▶ [Task instructions]: Leaving out the pictures, retype all the material exactly.

▶ [Given material]:

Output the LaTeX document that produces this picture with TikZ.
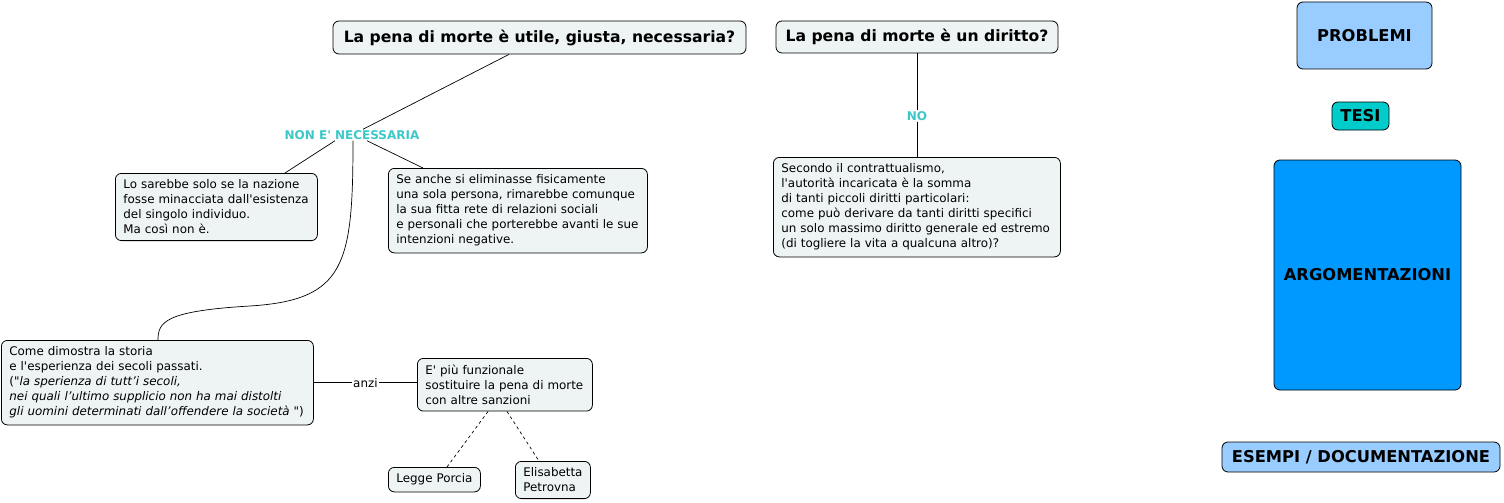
\documentclass[tikz,border=0pt]{standalone}
\usepackage{fontspec}
\setmainfont{DejaVu Sans}[Ligatures=TeXOff]
\usetikzlibrary{positioning}
\definecolor{boxfill}{HTML}{EEF4F4}
\definecolor{lblue}{HTML}{99CCFF}
\definecolor{teal1}{HTML}{00CCCC}
\definecolor{dblue}{HTML}{0099FF}
\definecolor{lbl}{HTML}{3CC8C8}
\begin{document}
\begin{tikzpicture}[x=1pt,y=-1pt,
  box/.style={draw=black, fill=boxfill, rounded corners=6pt, line width=0.8pt, align=left, inner xsep=8pt, inner ysep=6.5pt, font=\fontsize{11.9}{15}\selectfont, anchor=north west},
  title/.style={draw=black, fill=boxfill, rounded corners=6pt, line width=0.8pt, font=\fontsize{15.6}{18}\selectfont\bfseries},
  legend/.style={draw=black, rounded corners=6pt, line width=0.8pt, font=\fontsize{16.3}{18}\selectfont\bfseries},
  lab/.style={text=lbl, font=\fontsize{12}{14}\selectfont\bfseries, inner sep=1pt},
  conn/.style={line width=0.7pt}]
\useasboundingbox (0,0) rectangle (1504,503);

% titles
\node[title, minimum width=413pt, minimum height=33pt] (t1) at (539.5,37.5) {La pena di morte è utile, giusta, necessaria?};
\node[title, minimum width=282pt, minimum height=32pt] (t2) at (917,37) {La pena di morte è un diritto?};

% legend
\node[legend, fill=lblue, minimum width=135pt, minimum height=67pt] (prob) at (1364.5,35.5) {PROBLEMI};
\node[legend, fill=teal1, minimum width=57pt, minimum height=28pt] (tesi) at (1360.5,116) {TESI};
\node[legend, fill=dblue, minimum width=187pt, minimum height=230pt] (arg) at (1367.5,275) {ARGOMENTAZIONI};
\node[legend, fill=lblue, minimum width=278pt, minimum height=30pt] (esempi) at (1361,457) {ESEMPI / DOCUMENTAZIONE};

% labels
\node[lab] (nonnec) at (352,135) {NON E' NECESSARIA};
\node[lab] (no) at (917,116) {NO};

% boxes
\node[box, text width=186pt] (b1) at (115,173) {Lo sarebbe solo se la nazione\\fosse minacciata dall'esistenza\\del singolo individuo.\\Ma così non è.};
\node[box, text width=243pt] (b2) at (388,168) {Se anche si eliminasse fisicamente\\una sola persona, rimarebbe comunque\\la sua fitta rete di relazioni sociali\\e personali che porterebbe avanti le sue\\intenzioni negative.};
\node[box, text width=296pt] (b3) at (1,340) {Come dimostra la storia\\e l'esperienza dei secoli passati.\\("\textit{la sperienza di tutt’i secoli,}\\\textit{nei quali l’ultimo supplicio non ha mai distolti}\\\textit{gli uomini determinati dall’offendere la società} ")};
\node[box, text width=159pt] (b4) at (417,358) {E' più funzionale\\sostituire la pena di morte\\con altre sanzioni};
\node[box, text width=76pt] (b5) at (388,467) {Legge Porcia};
\node[box, text width=59pt] (b6) at (515,461) {Elisabetta\\Petrovna};
\node[box, text width=271pt] (b7) at (773,157) {Secondo il contrattualismo,\\l'autorità incaricata è la somma\\di tanti piccoli diritti particolari:\\come può derivare da tanti diritti specifici\\un solo massimo diritto generale ed estremo\\(di togliere la vita a qualcuna altro)?};

% connectors
\draw[conn] (t1.south -| 509,0) -- (nonnec.north -| 363,0);
\draw[conn] (nonnec.south -| 335,0) -- (b1.north -| 285,0);
\draw[conn] (nonnec.south -| 367,0) -- (b2.north -| 423,0);
\draw[conn] (nonnec.south -| 353,0) .. controls (353,265) and (345,300) .. (250,306) .. controls (165,311) and (158,322) .. (b3.north -| 158,0);
\draw[conn] (b3.east) -- node[fill=white, inner sep=1pt, font=\fontsize{11.9}{13}\selectfont] (anzi) {anzi} (b4.west |- b3.east);
\draw[conn, dashed] (b4.south -| 488,0) -- (b5.north -| 447,0);
\draw[conn, dashed] (b4.south -| 507,0) -- (b6.north -| 539,0);
\draw[conn] (t2.south) -- (no.north);
\draw[conn] (no.south) -- (b7.north -| no.south);
\end{tikzpicture}
\end{document}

▶ [Right answer]:
Output the LaTeX document that produces this picture with TikZ.
\documentclass[tikz,border=0pt]{standalone}
\usepackage{fontspec}
\setmainfont{DejaVu Sans}[Ligatures=TeXOff]
\usetikzlibrary{positioning}
\definecolor{boxfill}{HTML}{EEF4F4}
\definecolor{lblue}{HTML}{99CCFF}
\definecolor{teal1}{HTML}{00CCCC}
\definecolor{dblue}{HTML}{0099FF}
\definecolor{lbl}{HTML}{3CC8C8}
\begin{document}
\begin{tikzpicture}[x=1pt,y=-1pt,
  box/.style={draw=black, fill=boxfill, rounded corners=6pt, line width=0.8pt, align=left, inner xsep=8pt, inner ysep=6.5pt, font=\fontsize{11.9}{15}\selectfont, anchor=north west},
  title/.style={draw=black, fill=boxfill, rounded corners=6pt, line width=0.8pt, font=\fontsize{15.6}{18}\selectfont\bfseries},
  legend/.style={draw=black, rounded corners=6pt, line width=0.8pt, font=\fontsize{16.3}{18}\selectfont\bfseries},
  lab/.style={text=lbl, font=\fontsize{12}{14}\selectfont\bfseries, inner sep=1pt},
  conn/.style={line width=0.7pt}]
\useasboundingbox (0,0) rectangle (1504,503);

% titles
\node[title, minimum width=413pt, minimum height=33pt] (t1) at (539.5,37.5) {La pena di morte è utile, giusta, necessaria?};
\node[title, minimum width=282pt, minimum height=32pt] (t2) at (917,37) {La pena di morte è un diritto?};

% legend
\node[legend, fill=lblue, minimum width=135pt, minimum height=67pt] (prob) at (1364.5,35.5) {PROBLEMI};
\node[legend, fill=teal1, minimum width=57pt, minimum height=28pt] (tesi) at (1360.5,116) {TESI};
\node[legend, fill=dblue, minimum width=187pt, minimum height=230pt] (arg) at (1367.5,275) {ARGOMENTAZIONI};
\node[legend, fill=lblue, minimum width=278pt, minimum height=30pt] (esempi) at (1361,457) {ESEMPI / DOCUMENTAZIONE};

% labels
\node[lab] (nonnec) at (352,135) {NON E' NECESSARIA};
\node[lab] (no) at (917,116) {NO};

% boxes
\node[box, text width=186pt] (b1) at (115,173) {Lo sarebbe solo se la nazione\\fosse minacciata dall'esistenza\\del singolo individuo.\\Ma così non è.};
\node[box, text width=243pt] (b2) at (388,168) {Se anche si eliminasse fisicamente\\una sola persona, rimarebbe comunque\\la sua fitta rete di relazioni sociali\\e personali che porterebbe avanti le sue\\intenzioni negative.};
\node[box, text width=296pt] (b3) at (1,340) {Come dimostra la storia\\e l'esperienza dei secoli passati.\\("\textit{la sperienza di tutt’i secoli,}\\\textit{nei quali l’ultimo supplicio non ha mai distolti}\\\textit{gli uomini determinati dall’offendere la società} ")};
\node[box, text width=159pt] (b4) at (417,358) {E' più funzionale\\sostituire la pena di morte\\con altre sanzioni};
\node[box, text width=76pt] (b5) at (388,467) {Legge Porcia};
\node[box, text width=59pt] (b6) at (515,461) {Elisabetta\\Petrovna};
\node[box, text width=271pt] (b7) at (773,157) {Secondo il contrattualismo,\\l'autorità incaricata è la somma\\di tanti piccoli diritti particolari:\\come può derivare da tanti diritti specifici\\un solo massimo diritto generale ed estremo\\(di togliere la vita a qualcuna altro)?};

% connectors
\draw[conn] (t1.south -| 509,0) -- (nonnec.north -| 363,0);
\draw[conn] (nonnec.south -| 335,0) -- (b1.north -| 285,0);
\draw[conn] (nonnec.south -| 367,0) -- (b2.north -| 423,0);
\draw[conn] (nonnec.south -| 353,0) .. controls (353,265) and (345,300) .. (250,306) .. controls (165,311) and (158,322) .. (b3.north -| 158,0);
\draw[conn] (b3.east) -- node[fill=white, inner sep=1pt, font=\fontsize{11.9}{13}\selectfont] (anzi) {anzi} (b4.west |- b3.east);
\draw[conn, dashed] (b4.south -| 488,0) -- (b5.north -| 447,0);
\draw[conn, dashed] (b4.south -| 507,0) -- (b6.north -| 539,0);
\draw[conn] (t2.south) -- (no.north);
\draw[conn] (no.south) -- (b7.north -| no.south);
\end{tikzpicture}
\end{document}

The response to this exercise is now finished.